L'eroe è sempre quello che resta, e il colpevole chi abbandona il campo.
Che cosa rende eroici? Muovere incontro al proprio supremo dolore e insieme alla propria suprema speranza.
Eroe è uno che sta di fronte a tanti. Nella guerra moderna questa posizione viene raggiunta, al più, dal pilota di un bombardiere, uno che sta addirittura al di sopra di tanti.
Tutti son buoni a far gli eroi con la pelle degli altri.
Conobbi un uomo che all'ora della sveglia balzava subito dal letto e faceva un bagno freddo. Ma questo eroismo non serviva a nulla perché, dopo il bagno, doveva saltare di nuovo dentro al letto per scaldarsi.
L'adorazione dell'eroe è più forte dove c'è meno riguardo per la libertà umana.
I veri eroi sono quelli che ogni giorno si alzano dal letto e affrontano la vita anche se gli hanno rubato i sogni e il futuro. Quelli che alzano la saracinesca di un bar o di un'officina, che vanno in un ufficio, in una fabbrica. Che non lottano per la gloria o per la fama, ma per la sopravvivenza.
Alle opere veramente preziose si perviene soltanto tramite la mediazione di questo sforzo antieconomico (lo sport), i cui sublimi risultati sono: la creazione scientifica e artistica, l'eroismo politico e morale, la santità religiosa.

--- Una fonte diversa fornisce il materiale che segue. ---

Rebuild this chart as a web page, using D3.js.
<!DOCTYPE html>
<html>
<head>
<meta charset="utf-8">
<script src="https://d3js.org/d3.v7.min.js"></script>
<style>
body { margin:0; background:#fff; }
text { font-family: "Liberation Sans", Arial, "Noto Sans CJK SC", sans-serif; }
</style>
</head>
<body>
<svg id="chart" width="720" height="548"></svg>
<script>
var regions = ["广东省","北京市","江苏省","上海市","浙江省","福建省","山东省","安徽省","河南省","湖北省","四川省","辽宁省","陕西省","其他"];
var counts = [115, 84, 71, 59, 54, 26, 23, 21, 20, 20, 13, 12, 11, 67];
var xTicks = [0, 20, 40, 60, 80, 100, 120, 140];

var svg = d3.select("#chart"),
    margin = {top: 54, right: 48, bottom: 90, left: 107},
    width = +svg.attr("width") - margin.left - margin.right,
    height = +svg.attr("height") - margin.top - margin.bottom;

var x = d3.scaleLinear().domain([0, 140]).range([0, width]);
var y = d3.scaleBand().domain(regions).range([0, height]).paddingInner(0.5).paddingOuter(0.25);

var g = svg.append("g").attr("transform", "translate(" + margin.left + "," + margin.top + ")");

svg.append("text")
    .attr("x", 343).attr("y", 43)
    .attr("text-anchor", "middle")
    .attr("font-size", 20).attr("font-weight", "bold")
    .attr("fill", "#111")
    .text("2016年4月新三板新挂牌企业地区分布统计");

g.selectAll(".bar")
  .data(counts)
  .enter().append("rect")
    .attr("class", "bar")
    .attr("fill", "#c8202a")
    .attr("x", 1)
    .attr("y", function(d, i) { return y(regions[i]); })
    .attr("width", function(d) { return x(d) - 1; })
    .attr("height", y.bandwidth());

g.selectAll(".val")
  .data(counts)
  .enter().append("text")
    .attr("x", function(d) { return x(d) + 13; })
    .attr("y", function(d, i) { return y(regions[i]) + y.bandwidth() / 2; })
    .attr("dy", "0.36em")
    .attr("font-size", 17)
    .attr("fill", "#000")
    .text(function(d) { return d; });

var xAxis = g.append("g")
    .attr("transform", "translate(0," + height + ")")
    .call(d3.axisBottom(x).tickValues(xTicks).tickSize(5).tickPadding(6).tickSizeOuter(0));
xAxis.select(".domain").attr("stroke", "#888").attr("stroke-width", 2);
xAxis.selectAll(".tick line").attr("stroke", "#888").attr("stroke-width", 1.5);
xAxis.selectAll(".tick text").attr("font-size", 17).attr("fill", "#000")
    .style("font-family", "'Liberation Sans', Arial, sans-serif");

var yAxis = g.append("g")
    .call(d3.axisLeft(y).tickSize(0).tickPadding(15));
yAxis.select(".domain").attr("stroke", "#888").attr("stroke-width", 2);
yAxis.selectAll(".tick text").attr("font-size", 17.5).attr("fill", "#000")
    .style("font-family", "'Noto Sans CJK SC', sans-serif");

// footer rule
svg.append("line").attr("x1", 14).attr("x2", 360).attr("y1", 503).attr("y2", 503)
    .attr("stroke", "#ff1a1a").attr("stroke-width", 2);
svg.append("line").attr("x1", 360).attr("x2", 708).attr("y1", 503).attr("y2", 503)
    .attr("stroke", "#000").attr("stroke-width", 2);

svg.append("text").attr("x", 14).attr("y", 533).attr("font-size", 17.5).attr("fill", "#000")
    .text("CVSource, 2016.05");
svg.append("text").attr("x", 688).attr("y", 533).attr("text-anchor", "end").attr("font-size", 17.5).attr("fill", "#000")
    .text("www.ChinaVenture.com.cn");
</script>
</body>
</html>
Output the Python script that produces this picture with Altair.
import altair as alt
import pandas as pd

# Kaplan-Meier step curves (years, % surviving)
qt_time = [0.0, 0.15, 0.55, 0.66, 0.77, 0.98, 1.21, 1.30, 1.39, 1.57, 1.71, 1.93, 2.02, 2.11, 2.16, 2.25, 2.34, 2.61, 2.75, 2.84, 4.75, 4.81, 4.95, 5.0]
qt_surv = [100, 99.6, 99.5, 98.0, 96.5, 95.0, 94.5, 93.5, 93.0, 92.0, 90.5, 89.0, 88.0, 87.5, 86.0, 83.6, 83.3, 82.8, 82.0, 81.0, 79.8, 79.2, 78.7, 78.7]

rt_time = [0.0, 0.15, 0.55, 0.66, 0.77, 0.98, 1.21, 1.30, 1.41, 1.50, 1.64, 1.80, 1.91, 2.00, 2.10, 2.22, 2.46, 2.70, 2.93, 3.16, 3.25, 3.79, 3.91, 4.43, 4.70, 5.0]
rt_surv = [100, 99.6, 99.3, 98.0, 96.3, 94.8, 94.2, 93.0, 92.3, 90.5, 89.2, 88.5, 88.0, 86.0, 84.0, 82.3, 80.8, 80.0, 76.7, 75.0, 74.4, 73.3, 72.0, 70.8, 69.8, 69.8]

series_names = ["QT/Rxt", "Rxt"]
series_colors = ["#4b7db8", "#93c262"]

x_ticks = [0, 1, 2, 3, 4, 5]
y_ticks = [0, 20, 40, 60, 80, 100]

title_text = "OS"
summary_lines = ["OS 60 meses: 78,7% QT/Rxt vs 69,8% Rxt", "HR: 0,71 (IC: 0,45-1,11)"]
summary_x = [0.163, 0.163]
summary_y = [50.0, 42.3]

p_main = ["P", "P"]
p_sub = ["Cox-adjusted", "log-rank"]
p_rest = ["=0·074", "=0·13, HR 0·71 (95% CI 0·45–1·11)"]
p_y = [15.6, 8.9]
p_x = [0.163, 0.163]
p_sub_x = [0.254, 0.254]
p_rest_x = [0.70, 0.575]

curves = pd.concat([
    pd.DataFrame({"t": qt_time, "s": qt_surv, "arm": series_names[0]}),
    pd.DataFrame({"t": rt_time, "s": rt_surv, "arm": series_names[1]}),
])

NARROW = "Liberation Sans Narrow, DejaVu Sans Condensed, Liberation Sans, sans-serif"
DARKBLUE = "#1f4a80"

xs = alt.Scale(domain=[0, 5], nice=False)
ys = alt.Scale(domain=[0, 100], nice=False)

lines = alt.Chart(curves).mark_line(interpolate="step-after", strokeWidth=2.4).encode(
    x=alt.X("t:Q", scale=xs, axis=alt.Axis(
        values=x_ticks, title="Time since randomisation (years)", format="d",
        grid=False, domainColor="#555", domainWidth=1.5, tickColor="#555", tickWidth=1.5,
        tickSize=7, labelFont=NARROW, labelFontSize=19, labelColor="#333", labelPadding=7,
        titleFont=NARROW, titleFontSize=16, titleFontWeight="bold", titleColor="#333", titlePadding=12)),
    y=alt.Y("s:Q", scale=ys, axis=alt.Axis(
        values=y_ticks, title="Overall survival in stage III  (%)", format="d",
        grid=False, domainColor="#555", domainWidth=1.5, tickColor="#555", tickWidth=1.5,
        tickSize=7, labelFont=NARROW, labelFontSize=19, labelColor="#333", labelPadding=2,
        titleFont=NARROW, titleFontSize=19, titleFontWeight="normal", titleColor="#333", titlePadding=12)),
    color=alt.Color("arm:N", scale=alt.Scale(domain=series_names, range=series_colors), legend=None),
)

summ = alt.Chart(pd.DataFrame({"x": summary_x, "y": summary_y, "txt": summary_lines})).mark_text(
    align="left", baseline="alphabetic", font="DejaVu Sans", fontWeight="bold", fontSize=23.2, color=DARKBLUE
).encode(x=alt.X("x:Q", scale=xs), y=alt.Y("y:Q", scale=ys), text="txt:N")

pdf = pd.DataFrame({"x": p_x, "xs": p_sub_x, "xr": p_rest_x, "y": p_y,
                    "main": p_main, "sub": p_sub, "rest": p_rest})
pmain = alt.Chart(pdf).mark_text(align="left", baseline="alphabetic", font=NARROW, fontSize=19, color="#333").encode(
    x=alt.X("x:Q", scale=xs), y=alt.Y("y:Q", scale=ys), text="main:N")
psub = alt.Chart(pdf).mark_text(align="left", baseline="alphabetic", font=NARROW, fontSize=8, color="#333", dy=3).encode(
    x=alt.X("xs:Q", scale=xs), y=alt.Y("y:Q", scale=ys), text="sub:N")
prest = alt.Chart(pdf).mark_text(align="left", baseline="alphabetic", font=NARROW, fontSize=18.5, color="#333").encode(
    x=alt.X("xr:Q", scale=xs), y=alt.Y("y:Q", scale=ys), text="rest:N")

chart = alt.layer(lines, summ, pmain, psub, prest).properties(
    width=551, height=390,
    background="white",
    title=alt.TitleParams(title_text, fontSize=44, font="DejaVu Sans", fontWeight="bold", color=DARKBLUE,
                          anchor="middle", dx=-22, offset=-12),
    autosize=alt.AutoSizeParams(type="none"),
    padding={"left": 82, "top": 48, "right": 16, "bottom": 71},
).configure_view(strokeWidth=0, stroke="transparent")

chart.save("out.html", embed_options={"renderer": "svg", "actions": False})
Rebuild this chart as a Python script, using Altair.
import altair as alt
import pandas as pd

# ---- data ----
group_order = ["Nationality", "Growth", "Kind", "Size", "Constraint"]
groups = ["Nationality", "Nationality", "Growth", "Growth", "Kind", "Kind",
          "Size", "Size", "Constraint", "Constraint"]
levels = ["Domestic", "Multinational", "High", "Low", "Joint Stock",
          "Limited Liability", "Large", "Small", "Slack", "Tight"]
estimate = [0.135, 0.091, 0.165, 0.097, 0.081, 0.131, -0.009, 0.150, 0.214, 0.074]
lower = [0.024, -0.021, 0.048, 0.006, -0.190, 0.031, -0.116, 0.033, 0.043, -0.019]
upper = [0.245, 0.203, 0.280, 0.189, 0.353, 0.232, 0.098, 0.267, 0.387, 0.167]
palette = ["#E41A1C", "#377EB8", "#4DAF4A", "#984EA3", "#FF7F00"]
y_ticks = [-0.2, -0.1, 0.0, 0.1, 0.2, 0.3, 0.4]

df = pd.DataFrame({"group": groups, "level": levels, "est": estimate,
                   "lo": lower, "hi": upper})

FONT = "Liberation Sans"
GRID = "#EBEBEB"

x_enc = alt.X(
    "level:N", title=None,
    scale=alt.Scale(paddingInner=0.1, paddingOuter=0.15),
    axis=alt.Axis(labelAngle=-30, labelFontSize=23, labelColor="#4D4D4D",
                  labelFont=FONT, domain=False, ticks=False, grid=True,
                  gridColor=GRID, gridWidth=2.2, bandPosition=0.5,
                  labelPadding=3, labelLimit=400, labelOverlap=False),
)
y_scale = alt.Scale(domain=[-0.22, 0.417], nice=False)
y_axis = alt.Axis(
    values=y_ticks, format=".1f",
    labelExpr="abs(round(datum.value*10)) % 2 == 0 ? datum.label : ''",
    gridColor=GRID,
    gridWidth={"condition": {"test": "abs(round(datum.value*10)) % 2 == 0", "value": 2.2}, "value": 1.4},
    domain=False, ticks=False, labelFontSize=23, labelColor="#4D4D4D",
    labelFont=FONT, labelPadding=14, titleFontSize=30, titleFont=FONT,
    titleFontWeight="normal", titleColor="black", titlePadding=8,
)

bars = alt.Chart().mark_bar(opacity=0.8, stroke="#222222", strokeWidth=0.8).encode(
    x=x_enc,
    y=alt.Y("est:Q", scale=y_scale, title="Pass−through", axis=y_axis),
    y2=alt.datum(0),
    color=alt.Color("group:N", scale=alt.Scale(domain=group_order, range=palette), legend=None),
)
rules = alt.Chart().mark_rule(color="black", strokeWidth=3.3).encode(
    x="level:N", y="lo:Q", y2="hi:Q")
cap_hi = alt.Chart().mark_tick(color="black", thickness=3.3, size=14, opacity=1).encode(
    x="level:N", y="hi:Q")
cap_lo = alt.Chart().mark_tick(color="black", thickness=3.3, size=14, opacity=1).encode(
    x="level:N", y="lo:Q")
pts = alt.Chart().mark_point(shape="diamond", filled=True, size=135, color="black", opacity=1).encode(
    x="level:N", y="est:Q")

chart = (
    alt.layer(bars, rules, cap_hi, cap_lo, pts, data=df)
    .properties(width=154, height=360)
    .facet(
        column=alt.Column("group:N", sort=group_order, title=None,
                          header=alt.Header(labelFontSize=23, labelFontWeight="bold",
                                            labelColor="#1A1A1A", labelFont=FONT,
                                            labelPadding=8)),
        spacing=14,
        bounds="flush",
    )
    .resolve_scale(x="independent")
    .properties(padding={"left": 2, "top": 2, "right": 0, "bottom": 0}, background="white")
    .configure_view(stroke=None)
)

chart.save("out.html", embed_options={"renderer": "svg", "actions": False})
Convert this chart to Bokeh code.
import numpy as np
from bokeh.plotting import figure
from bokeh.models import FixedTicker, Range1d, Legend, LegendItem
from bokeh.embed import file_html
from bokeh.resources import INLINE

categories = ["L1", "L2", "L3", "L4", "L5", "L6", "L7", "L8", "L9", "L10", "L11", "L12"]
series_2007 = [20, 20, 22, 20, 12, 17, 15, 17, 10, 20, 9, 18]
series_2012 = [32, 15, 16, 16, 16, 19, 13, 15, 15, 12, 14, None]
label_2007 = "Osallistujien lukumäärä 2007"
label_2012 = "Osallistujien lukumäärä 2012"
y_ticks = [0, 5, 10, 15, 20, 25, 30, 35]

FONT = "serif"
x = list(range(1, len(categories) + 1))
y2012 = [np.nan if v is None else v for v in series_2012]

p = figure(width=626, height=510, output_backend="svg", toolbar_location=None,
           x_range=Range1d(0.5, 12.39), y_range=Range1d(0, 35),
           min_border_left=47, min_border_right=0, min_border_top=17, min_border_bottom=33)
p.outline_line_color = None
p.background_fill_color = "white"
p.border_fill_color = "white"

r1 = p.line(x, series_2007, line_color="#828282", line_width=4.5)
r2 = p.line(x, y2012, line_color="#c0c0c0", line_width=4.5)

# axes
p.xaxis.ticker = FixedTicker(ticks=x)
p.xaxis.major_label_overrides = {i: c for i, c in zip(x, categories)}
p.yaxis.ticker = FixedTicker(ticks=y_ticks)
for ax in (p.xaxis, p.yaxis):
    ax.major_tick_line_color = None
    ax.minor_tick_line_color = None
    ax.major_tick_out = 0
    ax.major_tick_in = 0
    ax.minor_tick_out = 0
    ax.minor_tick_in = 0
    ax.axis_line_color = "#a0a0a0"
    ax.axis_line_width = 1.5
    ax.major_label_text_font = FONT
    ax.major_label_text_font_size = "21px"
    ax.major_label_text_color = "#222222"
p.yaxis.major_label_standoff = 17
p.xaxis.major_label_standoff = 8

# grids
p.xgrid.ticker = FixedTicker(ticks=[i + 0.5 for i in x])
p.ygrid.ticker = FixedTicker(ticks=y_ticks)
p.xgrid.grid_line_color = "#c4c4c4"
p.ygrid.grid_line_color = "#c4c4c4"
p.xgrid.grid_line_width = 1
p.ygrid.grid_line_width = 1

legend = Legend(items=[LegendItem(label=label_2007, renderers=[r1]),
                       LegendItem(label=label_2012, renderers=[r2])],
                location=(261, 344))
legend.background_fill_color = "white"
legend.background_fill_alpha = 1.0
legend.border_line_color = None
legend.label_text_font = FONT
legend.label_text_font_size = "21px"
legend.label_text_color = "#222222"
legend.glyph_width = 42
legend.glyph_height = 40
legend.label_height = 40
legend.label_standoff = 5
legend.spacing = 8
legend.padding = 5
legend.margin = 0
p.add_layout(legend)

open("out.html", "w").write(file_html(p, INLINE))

Ci si dimentica sempre che un eroe è un uomo, soltanto un uomo, e che resistere a una tirannia, subire sevizie, languire per anni in una cella senz'aria né luce è a volte più facile che battersi nell'equivoco e nelle lusinghe della normalità.
Se l'eroismo non contasse sacrificio sarebbe un affare di ordinaria amministrazione.
Gli eroi sono eroi perché il loro comportamento è eroico, non perché vincano o perdano.